■ INFORMATION PROVIDED ■
>> BEGIN

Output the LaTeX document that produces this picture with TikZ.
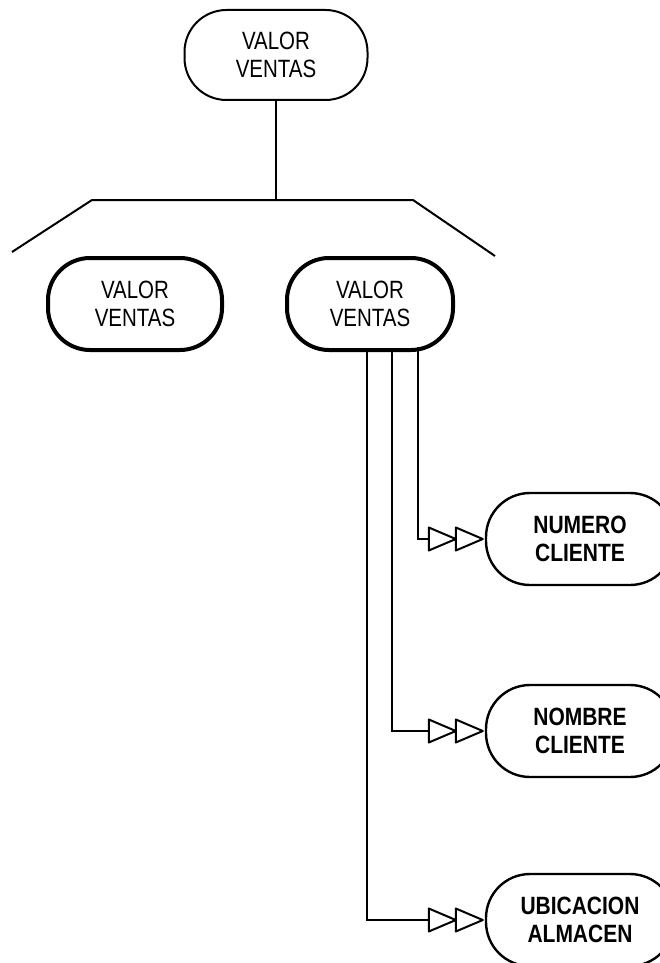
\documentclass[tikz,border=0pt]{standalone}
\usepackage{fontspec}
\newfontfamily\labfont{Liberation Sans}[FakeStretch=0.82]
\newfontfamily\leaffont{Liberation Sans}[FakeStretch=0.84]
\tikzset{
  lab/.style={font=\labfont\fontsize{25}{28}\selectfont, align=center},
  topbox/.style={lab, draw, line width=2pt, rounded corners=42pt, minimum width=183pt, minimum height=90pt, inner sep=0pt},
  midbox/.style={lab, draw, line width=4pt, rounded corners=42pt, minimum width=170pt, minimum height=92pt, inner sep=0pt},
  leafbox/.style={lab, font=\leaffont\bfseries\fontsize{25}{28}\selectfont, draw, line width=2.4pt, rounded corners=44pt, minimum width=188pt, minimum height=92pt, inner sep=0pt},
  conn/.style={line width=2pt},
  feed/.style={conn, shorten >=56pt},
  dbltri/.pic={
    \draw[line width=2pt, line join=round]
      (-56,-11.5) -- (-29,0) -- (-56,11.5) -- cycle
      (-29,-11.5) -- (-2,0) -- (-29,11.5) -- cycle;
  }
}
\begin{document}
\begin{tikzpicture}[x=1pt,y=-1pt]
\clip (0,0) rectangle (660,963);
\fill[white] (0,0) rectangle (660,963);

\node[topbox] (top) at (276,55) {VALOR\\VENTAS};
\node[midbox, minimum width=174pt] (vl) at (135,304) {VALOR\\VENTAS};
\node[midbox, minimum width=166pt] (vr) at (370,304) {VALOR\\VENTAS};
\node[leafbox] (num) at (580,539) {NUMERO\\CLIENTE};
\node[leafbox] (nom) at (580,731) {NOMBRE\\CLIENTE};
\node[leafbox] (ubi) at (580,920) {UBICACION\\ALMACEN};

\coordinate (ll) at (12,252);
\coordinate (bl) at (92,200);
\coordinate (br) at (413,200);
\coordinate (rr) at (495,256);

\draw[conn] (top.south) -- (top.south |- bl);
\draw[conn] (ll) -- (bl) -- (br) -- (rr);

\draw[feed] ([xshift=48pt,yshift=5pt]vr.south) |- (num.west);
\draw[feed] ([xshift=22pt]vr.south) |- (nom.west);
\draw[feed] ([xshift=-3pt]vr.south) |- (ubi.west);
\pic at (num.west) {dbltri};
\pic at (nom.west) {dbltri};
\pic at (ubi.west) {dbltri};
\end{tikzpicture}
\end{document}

>> END

■ WHAT THE TASK ASKS ■
Write out nothing but the lines from the start of the data through the line with "(bl) -- (br) -- (rr);". Leave out the pictures.

■ ANSWER ■
Output the LaTeX document that produces this picture with TikZ.
\documentclass[tikz,border=0pt]{standalone}
\usepackage{fontspec}
\newfontfamily\labfont{Liberation Sans}[FakeStretch=0.82]
\newfontfamily\leaffont{Liberation Sans}[FakeStretch=0.84]
\tikzset{
  lab/.style={font=\labfont\fontsize{25}{28}\selectfont, align=center},
  topbox/.style={lab, draw, line width=2pt, rounded corners=42pt, minimum width=183pt, minimum height=90pt, inner sep=0pt},
  midbox/.style={lab, draw, line width=4pt, rounded corners=42pt, minimum width=170pt, minimum height=92pt, inner sep=0pt},
  leafbox/.style={lab, font=\leaffont\bfseries\fontsize{25}{28}\selectfont, draw, line width=2.4pt, rounded corners=44pt, minimum width=188pt, minimum height=92pt, inner sep=0pt},
  conn/.style={line width=2pt},
  feed/.style={conn, shorten >=56pt},
  dbltri/.pic={
    \draw[line width=2pt, line join=round]
      (-56,-11.5) -- (-29,0) -- (-56,11.5) -- cycle
      (-29,-11.5) -- (-2,0) -- (-29,11.5) -- cycle;
  }
}
\begin{document}
\begin{tikzpicture}[x=1pt,y=-1pt]
\clip (0,0) rectangle (660,963);
\fill[white] (0,0) rectangle (660,963);

\node[topbox] (top) at (276,55) {VALOR\\VENTAS};
\node[midbox, minimum width=174pt] (vl) at (135,304) {VALOR\\VENTAS};
\node[midbox, minimum width=166pt] (vr) at (370,304) {VALOR\\VENTAS};
\node[leafbox] (num) at (580,539) {NUMERO\\CLIENTE};
\node[leafbox] (nom) at (580,731) {NOMBRE\\CLIENTE};
\node[leafbox] (ubi) at (580,920) {UBICACION\\ALMACEN};

\coordinate (ll) at (12,252);
\coordinate (bl) at (92,200);
\coordinate (br) at (413,200);
\coordinate (rr) at (495,256);

\draw[conn] (top.south) -- (top.south |- bl);
\draw[conn] (ll) -- (bl) -- (br) -- (rr);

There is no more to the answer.